The thing is, though, there would be no better time for the Flames to snap their winless streak than in the post-season. While the losing streak has persisted, there exists no curse and it’s not impossible for Calgary to win in Anaheim. Over the past 13 years, more than 100 players have suited up for the Flames at Honda Center and that they’ve always left with a loss is nothing more than coincidence. At the highest levels of play, any team can beat any other on any given night. That the Flames haven’t been able beat the Ducks in Anaheim in 13 years is an anomaly.

And it’s not as if this season’s Flames haven’t come close to ending the drought. A mere two-goal spread made the difference Tuesday night, one of which came on a razor-thin review. And in the meetings this season, Calgary has boasted a better Corsi for percentage, goals for percentage and high-danger scoring chances percentage against the Ducks than they did the Blackhawks. 

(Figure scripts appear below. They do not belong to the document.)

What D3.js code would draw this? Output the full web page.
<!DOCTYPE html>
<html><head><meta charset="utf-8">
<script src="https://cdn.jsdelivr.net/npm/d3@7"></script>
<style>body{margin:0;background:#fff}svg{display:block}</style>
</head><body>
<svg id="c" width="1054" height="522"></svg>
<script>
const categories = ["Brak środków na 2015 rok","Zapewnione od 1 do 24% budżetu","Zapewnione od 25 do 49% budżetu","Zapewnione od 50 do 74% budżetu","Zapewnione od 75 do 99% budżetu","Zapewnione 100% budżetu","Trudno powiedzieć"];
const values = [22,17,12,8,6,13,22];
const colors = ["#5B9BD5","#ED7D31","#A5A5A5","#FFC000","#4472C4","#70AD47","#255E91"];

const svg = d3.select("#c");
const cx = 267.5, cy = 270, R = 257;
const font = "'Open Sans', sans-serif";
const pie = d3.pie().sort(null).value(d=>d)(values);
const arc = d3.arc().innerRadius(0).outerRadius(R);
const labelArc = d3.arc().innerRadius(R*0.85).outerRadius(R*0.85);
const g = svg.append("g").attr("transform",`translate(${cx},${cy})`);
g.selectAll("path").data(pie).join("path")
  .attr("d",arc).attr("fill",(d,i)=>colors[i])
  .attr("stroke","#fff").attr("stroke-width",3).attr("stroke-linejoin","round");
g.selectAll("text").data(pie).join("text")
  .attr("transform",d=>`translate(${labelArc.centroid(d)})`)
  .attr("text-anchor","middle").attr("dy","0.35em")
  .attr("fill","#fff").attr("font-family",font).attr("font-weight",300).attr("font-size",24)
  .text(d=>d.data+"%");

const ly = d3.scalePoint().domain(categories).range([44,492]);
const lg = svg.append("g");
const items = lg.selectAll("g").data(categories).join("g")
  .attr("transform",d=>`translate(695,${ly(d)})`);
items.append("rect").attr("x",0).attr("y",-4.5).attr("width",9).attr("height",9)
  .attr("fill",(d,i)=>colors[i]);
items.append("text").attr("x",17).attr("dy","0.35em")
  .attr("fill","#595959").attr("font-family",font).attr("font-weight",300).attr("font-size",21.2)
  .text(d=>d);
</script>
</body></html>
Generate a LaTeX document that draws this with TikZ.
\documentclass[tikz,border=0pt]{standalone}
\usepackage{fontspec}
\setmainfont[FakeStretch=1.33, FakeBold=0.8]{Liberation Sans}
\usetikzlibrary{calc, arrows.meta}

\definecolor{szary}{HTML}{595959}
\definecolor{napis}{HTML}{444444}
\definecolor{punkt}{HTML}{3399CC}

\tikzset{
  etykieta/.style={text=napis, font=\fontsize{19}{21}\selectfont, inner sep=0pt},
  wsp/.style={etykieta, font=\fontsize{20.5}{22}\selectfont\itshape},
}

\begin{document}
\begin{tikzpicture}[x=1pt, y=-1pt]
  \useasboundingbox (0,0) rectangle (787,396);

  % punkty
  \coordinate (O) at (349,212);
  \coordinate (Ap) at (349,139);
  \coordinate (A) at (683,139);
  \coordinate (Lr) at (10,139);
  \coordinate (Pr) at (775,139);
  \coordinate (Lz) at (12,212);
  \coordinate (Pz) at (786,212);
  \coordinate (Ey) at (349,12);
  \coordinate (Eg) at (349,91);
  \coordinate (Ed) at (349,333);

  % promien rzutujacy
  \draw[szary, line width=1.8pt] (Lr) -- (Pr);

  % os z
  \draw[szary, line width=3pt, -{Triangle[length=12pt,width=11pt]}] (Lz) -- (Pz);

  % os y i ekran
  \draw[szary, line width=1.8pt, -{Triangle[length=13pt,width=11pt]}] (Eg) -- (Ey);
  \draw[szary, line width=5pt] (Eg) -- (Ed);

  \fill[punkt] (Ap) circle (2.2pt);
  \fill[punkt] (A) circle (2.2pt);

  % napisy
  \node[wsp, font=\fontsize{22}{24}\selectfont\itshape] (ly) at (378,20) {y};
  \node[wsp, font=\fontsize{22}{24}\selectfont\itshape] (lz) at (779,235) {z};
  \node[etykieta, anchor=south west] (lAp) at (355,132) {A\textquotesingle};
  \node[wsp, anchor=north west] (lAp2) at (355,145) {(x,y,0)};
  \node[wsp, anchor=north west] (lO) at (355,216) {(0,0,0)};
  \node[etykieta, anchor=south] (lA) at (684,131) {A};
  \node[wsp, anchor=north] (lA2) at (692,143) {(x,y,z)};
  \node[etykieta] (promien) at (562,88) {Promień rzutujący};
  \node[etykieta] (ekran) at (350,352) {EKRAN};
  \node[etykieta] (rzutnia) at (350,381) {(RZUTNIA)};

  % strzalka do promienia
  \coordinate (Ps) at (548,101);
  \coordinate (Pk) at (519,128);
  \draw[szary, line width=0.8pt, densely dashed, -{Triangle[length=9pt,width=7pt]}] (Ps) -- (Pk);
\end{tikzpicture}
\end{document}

The Flames have been coming on to end the season, too, boasting one of the league’s best records over the past two months. Since the start of February, Johnny Gaudreau has been on fire, Sean Monahan has found his scoring touch and Mikael Backlund continues to impress. The defensive group of Mark Giordano, Dougie Hamilton and T.J. Brodie has consistently contributed at both ends of the ice. And after struggles to start the campaign, Brian Elliott hasn’t just been good, he’s been among the league’s best between the pipes.

So, curse, coincidence or anomaly, the losing streak is the losing streak, but all it takes is one win for that to change. The Flames and their fanbase may be hanging their heads after yet another loss in Anaheim, but meeting and beating the Ducks is the only way for it all to come to an end. And if that victory comes in the post-season, it’ll be that much sweeter.